Es evidente que, a lo largo de la centuria decimonónica, estos establecimientos más primitivos fueron ganando en proporciones, en servicio e higiene. Se convirtieron en puntos de encuentro propicios para las tertulias de la burguesía -al igual que los liceos o los casinos-. En la ciudad de las Burgas, en especial, comenzaron a ser espacios de cultura y de cohesión social. La capital, en las postrimerías del siglo XIX, disponía de buenos locales. Tanto el Café Suizo, situado en la Plaza Mayor, como La Regional, en la calle San Miguel, o La Unión, en la de Pereira, eran frecuentados, a menudo, por la intelectualidad auriense. En el Ourense finisecular, a las peroraciones semanales de médicos, catedráticos, abogados, o poetas, en el Café La Unión, por ejemplo, le sucedían representaciones teatrales y zarzuelas. A veces, primero se estrenaban aquí antes de recorrer los demás escenarios de la ciudad -La Artística, El Liceo o el Círculo Liberal-. Era habitual ver en ellos a personajes insignes. Lamas Carvajal frecuentaba el Café Suizo, y Luciano Cid, director del Álbum literario, el Café La Unión. Precisamente, en alguna ocasión, sus lindezas le causaron, en ese local, más de un susto. No es que los incidentes fuesen frecuentes en el Café; no. Pero tener la lengua larga, por lo general, traía consecuencias. Acalorados por la palpitante política, las discusiones, a veces, pudieron acabar en tragedia. Pese a todo, la mayoría de ellas, los conflictos no pasaban de ser verbales. Quedaban relegados, con frecuencia, al debate intelectual.
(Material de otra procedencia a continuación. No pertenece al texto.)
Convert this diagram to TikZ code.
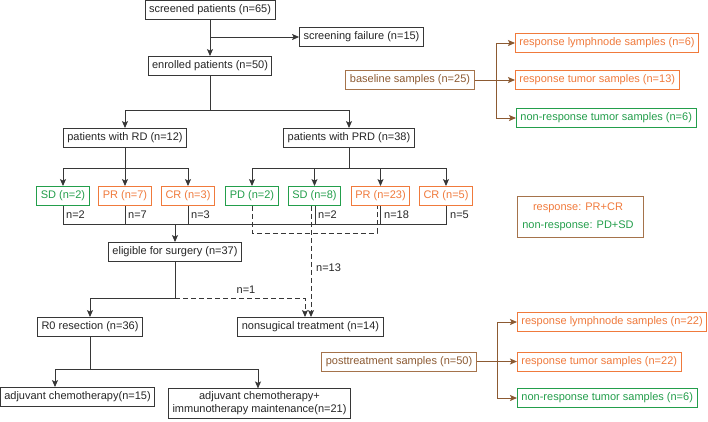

Los Cafés ourensanos en el XIX ya ofertaban una cartelera variada de actividades culturales. En el teatro Guignol del Café La Unión se ponían en escena pequeñas obras de teatro o zarzuelas como El dúo de la africana de Caballero, La verbena de la Paloma de Bretón o El Monaguillo de Miguel Marqués. Además, rivalizaba con el Café La Regional. Ambos, solían anunciar el programa en la sección de Espectáculos del diario El Miño. No siempre era el arte escénica la protagonista; también tenía una gran importancia la música funcional. Un trío, o un quinteto, hacía las delicias de los asistentes. Y, cuando no era posible, el propio pianista del local -como el reputado Alberto Muñoz ligado al Café La Unión-, propiedad de Rodríguez Santos, amenizaba la sesión. Es comprensible, pues, que algún escritor se atreviese a decir que “los Cafés han contribuido por manera singular en Europa al desarrollo de la civilización y de la democracia, en segundo renglón, después del cristianismo”. Quizás resulte presuntuoso siquiera pensarlo; pero, aquí…, ¿acaso no tuvieron algo que ver para que, luego, Ourense se convirtiese en la “Atenas de Galicia”?